One could say that the experiment ignores this by only taking two measurements... .. .which brings me to my final point: a hive is usually tended to considerably more often than twice in a season. the bees can put away a tremendous amount of honey in a short time if the colony is at full strength and there is a strong nearby bloom. if the hive becomes too crowded the colony will split and swarm. If the hive is made so large so as to be empty, it will be difficult to tell when a certain cell of comb was filled.
There are other factors: the creation of honey involves bees filling a cell with nectar and then vibrating their wings over that cell to manage the heat and evaporation. Any number of factors might affect the evaporative rate of the honey, like the local temperature or the rate at which a given cell was filled.

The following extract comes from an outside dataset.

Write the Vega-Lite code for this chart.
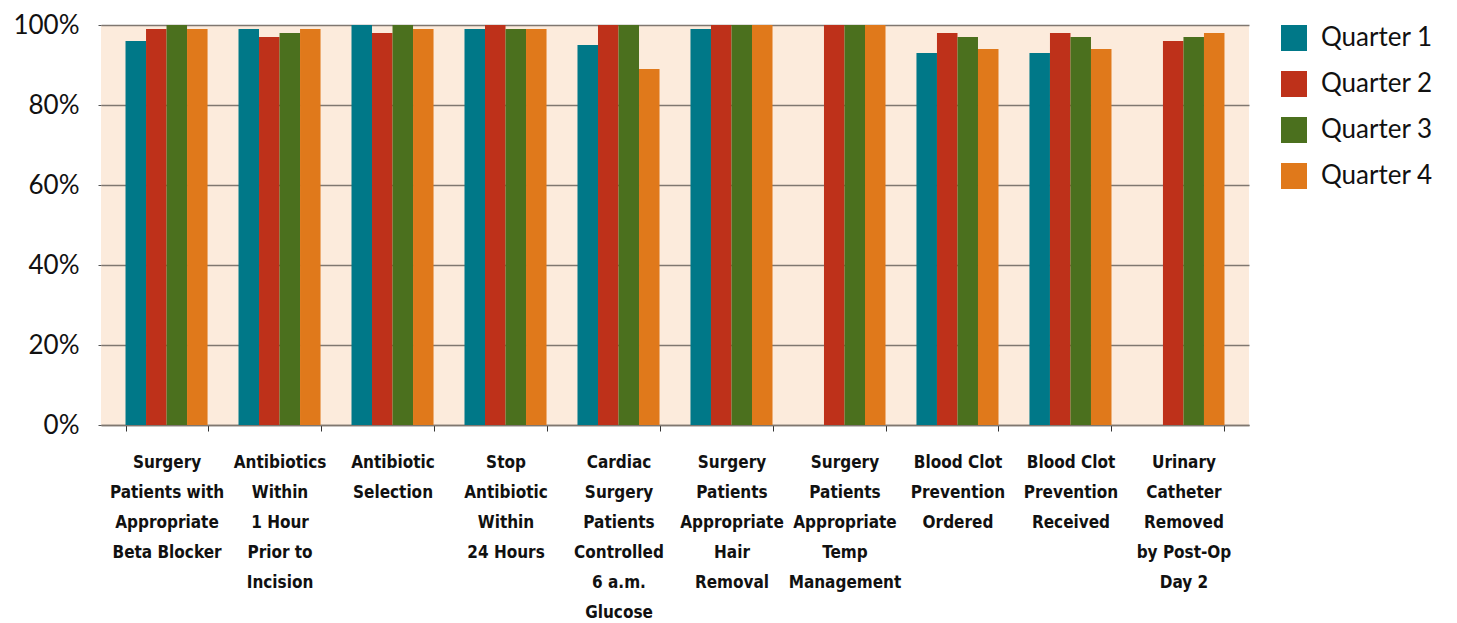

Certainly, some of the pollutants they are looking for would be affected by the evaporative rate of the water in the nectar, and without frequent monitoring and much higher precision data logging, i don't really know how you'd measure that.
So in summary: there is no guarantee that bees will go a certain place, much less at a certain time, nor is there any uniformity in how much work they do, nor in how they put up the nectar, nor in how they create the honey.
If the experiment is "i wonder how many airborne pollutants show up in a beehive after 1 season", then fine. But i wouldn't use it to measure anything else. I wouldn't even compare it to other beehives to see if airports create more pollution -- the activity of a given colony is simply not uniform.